■ **Task to complete**
Exactly the lines from the one containing "Output the Python" through the one containing "from matplotlib.transforms import offset_copy" are to be returned, please, without any pictures.

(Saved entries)
__________
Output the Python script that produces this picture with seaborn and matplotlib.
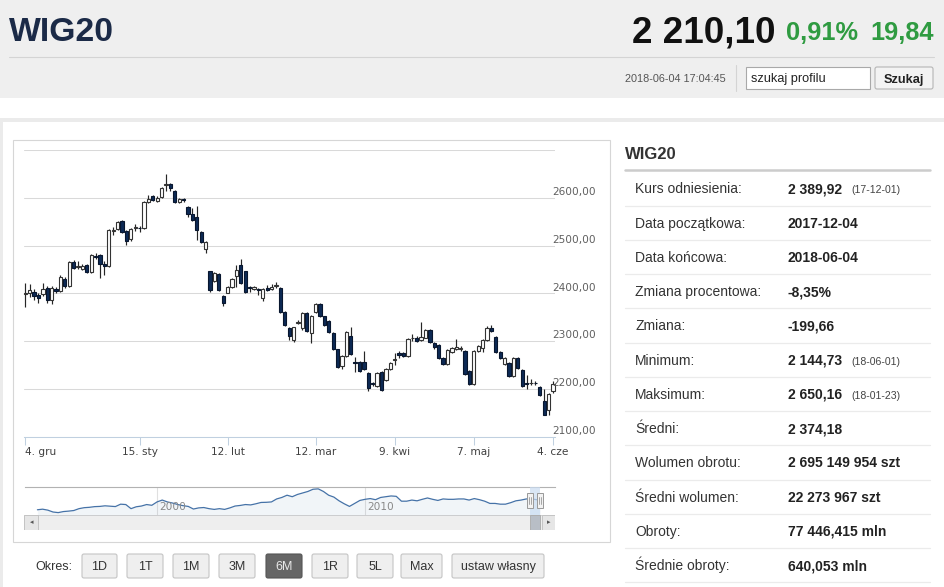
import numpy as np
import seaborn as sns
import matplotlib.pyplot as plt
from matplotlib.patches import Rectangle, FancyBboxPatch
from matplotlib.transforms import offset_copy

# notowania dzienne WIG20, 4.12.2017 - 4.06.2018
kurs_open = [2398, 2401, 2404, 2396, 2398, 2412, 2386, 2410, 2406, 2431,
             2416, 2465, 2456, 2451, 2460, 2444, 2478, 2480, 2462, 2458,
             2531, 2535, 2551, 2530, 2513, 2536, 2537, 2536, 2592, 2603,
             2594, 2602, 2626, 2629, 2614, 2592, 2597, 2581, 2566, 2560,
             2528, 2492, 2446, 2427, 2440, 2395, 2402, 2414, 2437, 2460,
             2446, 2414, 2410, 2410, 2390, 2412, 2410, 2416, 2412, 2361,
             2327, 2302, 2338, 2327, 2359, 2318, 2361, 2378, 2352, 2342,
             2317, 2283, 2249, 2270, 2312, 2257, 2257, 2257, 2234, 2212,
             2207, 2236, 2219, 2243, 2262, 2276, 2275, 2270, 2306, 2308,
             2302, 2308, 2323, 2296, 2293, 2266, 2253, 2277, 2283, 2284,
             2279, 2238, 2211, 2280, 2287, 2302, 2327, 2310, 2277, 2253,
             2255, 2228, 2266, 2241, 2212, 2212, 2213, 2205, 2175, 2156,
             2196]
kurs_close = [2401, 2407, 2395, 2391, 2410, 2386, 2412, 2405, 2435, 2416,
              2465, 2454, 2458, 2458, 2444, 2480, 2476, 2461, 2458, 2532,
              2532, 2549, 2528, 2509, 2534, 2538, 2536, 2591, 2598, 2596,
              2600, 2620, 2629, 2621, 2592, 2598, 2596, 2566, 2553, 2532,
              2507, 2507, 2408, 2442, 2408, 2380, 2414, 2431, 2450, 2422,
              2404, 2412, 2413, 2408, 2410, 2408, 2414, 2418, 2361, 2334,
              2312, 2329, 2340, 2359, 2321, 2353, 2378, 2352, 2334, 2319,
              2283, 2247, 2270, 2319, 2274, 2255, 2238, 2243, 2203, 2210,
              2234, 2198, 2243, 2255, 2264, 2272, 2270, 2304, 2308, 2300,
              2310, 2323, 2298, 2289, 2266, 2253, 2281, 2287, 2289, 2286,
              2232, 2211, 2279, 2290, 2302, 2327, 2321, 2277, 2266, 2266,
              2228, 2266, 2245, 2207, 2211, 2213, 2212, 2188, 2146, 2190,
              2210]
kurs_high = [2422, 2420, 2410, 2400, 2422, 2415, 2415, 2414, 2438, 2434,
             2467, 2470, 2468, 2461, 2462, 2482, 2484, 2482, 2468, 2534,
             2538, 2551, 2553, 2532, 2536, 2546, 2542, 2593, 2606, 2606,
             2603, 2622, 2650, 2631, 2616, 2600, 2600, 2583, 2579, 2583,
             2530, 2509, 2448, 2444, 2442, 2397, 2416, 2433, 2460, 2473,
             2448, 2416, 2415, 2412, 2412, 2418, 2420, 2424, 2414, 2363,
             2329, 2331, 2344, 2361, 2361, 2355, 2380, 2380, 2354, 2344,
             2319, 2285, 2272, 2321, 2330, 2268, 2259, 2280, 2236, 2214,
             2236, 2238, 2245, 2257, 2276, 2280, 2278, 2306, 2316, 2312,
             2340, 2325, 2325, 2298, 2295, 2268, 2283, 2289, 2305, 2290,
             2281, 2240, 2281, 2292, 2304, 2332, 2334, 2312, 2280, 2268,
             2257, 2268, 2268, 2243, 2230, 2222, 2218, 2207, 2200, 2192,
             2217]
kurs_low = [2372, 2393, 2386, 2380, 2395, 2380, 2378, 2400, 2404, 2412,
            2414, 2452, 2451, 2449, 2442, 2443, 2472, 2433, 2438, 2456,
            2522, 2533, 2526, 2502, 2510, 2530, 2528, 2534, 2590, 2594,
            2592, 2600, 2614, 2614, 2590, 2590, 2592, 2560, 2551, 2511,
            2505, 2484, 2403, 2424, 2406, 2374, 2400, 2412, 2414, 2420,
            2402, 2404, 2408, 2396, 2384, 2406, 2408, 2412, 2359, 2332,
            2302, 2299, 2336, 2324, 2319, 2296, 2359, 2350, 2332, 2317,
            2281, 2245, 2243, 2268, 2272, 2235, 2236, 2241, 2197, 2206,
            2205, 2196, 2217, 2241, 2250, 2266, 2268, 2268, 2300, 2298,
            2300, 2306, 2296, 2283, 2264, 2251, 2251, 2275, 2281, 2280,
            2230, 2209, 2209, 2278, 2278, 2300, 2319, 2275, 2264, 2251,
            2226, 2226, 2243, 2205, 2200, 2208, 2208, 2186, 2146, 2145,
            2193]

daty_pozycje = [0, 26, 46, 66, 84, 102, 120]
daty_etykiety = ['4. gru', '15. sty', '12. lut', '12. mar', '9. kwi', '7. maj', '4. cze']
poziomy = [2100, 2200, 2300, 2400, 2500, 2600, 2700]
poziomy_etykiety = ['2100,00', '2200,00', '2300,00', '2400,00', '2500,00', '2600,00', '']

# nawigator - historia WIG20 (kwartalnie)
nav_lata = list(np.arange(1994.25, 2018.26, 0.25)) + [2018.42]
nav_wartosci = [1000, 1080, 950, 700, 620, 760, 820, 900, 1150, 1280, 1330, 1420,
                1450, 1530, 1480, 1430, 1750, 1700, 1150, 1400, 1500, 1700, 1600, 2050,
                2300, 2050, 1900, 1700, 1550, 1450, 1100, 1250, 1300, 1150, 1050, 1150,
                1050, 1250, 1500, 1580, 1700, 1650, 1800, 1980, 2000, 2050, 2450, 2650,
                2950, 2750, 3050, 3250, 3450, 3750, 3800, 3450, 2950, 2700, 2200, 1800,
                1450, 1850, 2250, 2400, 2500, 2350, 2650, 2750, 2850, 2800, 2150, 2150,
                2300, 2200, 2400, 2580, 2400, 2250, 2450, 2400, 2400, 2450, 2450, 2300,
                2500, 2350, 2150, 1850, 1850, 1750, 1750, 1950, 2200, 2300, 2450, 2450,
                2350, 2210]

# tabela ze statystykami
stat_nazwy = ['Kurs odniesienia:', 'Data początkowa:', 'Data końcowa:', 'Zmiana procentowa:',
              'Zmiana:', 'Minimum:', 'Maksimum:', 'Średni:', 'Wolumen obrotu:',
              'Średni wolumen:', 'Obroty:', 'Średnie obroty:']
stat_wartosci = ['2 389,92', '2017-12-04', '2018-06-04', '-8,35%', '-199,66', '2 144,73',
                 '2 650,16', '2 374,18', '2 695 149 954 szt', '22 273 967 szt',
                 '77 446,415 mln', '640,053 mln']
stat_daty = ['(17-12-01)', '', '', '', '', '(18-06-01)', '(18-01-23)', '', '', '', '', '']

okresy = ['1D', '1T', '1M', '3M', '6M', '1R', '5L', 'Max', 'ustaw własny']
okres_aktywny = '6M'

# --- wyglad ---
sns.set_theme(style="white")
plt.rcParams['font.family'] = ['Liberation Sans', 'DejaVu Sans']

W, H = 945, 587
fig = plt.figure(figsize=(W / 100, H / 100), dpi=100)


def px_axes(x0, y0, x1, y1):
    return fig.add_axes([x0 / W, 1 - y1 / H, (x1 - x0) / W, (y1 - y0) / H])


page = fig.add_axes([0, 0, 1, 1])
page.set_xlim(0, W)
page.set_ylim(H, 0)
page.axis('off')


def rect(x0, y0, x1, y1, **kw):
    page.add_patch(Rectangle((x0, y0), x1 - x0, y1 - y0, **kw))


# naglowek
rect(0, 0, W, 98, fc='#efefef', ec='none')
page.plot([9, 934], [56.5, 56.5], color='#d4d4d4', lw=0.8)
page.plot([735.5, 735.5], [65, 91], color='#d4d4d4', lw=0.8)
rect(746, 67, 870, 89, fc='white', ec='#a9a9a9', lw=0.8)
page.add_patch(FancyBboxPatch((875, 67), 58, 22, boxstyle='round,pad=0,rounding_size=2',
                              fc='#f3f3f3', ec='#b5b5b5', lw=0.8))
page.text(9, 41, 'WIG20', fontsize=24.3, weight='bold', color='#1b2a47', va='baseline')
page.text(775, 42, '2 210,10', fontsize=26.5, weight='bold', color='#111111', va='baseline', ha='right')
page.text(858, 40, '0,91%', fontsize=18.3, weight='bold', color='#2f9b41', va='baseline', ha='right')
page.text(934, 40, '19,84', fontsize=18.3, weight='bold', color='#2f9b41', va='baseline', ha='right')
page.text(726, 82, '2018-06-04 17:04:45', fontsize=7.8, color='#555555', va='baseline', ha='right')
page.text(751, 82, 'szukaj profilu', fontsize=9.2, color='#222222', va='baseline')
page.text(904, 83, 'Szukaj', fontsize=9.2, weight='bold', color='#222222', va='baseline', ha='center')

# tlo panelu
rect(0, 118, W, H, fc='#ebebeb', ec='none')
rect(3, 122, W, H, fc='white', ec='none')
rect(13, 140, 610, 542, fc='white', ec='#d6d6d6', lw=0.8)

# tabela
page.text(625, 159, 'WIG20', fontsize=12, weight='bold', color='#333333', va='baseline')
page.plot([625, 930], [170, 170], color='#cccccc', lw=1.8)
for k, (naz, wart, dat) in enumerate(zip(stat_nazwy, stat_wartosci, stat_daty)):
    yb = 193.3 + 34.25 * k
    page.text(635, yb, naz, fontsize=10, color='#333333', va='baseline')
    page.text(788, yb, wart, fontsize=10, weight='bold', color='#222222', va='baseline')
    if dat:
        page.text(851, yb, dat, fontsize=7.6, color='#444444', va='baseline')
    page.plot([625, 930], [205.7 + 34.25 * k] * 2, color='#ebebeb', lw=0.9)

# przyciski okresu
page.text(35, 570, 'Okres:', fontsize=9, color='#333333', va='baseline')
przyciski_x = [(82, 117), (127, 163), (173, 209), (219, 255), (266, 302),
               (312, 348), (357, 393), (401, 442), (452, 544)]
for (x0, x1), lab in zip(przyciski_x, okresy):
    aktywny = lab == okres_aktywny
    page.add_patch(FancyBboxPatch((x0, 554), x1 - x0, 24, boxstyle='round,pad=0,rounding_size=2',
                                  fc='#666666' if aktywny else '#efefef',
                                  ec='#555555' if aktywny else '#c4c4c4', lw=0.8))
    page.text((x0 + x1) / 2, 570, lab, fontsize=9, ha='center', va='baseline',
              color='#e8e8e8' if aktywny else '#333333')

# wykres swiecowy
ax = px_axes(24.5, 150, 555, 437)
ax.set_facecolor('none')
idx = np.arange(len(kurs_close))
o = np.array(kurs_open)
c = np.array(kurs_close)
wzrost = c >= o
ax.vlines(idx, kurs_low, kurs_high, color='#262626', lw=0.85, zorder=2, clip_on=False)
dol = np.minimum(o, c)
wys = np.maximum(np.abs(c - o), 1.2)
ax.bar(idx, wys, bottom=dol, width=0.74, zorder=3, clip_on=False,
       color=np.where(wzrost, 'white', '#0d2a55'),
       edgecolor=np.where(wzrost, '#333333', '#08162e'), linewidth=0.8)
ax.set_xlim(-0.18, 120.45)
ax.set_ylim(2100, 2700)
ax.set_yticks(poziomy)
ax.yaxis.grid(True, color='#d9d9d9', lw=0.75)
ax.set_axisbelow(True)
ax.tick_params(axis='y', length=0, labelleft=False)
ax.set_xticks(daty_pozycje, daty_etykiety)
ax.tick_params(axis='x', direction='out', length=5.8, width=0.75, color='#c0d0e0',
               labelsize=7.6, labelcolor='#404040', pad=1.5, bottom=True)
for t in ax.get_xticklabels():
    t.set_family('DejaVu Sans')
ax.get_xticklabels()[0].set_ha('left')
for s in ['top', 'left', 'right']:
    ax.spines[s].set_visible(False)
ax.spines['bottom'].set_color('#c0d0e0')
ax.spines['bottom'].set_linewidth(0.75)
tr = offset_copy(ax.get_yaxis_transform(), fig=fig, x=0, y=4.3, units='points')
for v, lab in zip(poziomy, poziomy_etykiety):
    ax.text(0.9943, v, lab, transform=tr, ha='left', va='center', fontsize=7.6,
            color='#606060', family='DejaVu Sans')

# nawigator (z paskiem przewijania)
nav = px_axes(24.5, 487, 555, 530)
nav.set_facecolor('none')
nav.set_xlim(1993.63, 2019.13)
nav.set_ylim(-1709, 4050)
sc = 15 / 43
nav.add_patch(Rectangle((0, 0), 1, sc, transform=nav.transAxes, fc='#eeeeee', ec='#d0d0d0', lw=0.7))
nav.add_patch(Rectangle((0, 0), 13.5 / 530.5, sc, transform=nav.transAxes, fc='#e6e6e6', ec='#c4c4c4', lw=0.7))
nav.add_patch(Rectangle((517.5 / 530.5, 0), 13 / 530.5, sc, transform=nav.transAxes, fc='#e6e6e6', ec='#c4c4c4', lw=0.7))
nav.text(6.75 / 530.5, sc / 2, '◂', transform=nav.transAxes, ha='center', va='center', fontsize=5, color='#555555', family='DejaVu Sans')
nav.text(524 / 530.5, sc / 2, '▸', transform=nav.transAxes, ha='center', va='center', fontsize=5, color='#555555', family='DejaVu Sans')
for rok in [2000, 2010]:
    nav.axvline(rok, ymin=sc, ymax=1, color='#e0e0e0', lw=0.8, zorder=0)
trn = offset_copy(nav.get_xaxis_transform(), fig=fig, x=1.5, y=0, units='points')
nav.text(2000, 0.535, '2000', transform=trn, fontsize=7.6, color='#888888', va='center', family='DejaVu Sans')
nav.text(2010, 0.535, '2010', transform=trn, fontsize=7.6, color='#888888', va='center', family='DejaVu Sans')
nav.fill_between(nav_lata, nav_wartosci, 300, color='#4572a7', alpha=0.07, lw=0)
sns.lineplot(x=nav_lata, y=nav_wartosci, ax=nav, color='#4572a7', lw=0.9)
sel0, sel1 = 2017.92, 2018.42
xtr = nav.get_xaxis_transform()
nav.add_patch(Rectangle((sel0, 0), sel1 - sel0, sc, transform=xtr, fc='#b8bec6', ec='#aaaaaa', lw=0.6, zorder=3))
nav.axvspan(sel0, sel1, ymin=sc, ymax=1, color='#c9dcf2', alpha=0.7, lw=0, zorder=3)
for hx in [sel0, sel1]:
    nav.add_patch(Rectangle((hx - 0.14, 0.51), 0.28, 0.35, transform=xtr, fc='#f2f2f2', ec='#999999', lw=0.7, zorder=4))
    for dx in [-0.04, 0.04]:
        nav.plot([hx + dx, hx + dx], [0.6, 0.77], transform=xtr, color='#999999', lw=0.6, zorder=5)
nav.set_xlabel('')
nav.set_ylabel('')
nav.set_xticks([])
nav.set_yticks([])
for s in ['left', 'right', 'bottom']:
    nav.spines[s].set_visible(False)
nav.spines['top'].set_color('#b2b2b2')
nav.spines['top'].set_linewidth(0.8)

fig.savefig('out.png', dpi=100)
__________
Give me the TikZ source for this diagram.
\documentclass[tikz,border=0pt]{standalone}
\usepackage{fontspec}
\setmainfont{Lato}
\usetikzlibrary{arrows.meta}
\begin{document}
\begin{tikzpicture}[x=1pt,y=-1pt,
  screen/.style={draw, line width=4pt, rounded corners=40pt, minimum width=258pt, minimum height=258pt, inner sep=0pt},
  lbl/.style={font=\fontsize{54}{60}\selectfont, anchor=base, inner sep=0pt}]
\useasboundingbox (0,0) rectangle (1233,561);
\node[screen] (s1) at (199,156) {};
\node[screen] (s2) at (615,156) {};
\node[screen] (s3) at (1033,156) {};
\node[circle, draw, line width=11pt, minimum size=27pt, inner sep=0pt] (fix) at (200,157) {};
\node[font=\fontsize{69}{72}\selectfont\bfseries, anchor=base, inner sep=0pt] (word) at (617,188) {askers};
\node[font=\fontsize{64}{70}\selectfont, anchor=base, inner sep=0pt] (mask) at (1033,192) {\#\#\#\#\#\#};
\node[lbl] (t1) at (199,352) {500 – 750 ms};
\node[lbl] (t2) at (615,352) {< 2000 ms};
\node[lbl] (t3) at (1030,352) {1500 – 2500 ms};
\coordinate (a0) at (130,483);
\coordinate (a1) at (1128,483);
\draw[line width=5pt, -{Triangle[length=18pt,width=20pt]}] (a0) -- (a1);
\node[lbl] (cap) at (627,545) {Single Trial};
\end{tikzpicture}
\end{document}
__________
■ **Response for this exercise**
Output the Python script that produces this picture with seaborn and matplotlib.
import numpy as np
import seaborn as sns
import matplotlib.pyplot as plt
from matplotlib.patches import Rectangle, FancyBboxPatch
from matplotlib.transforms import offset_copy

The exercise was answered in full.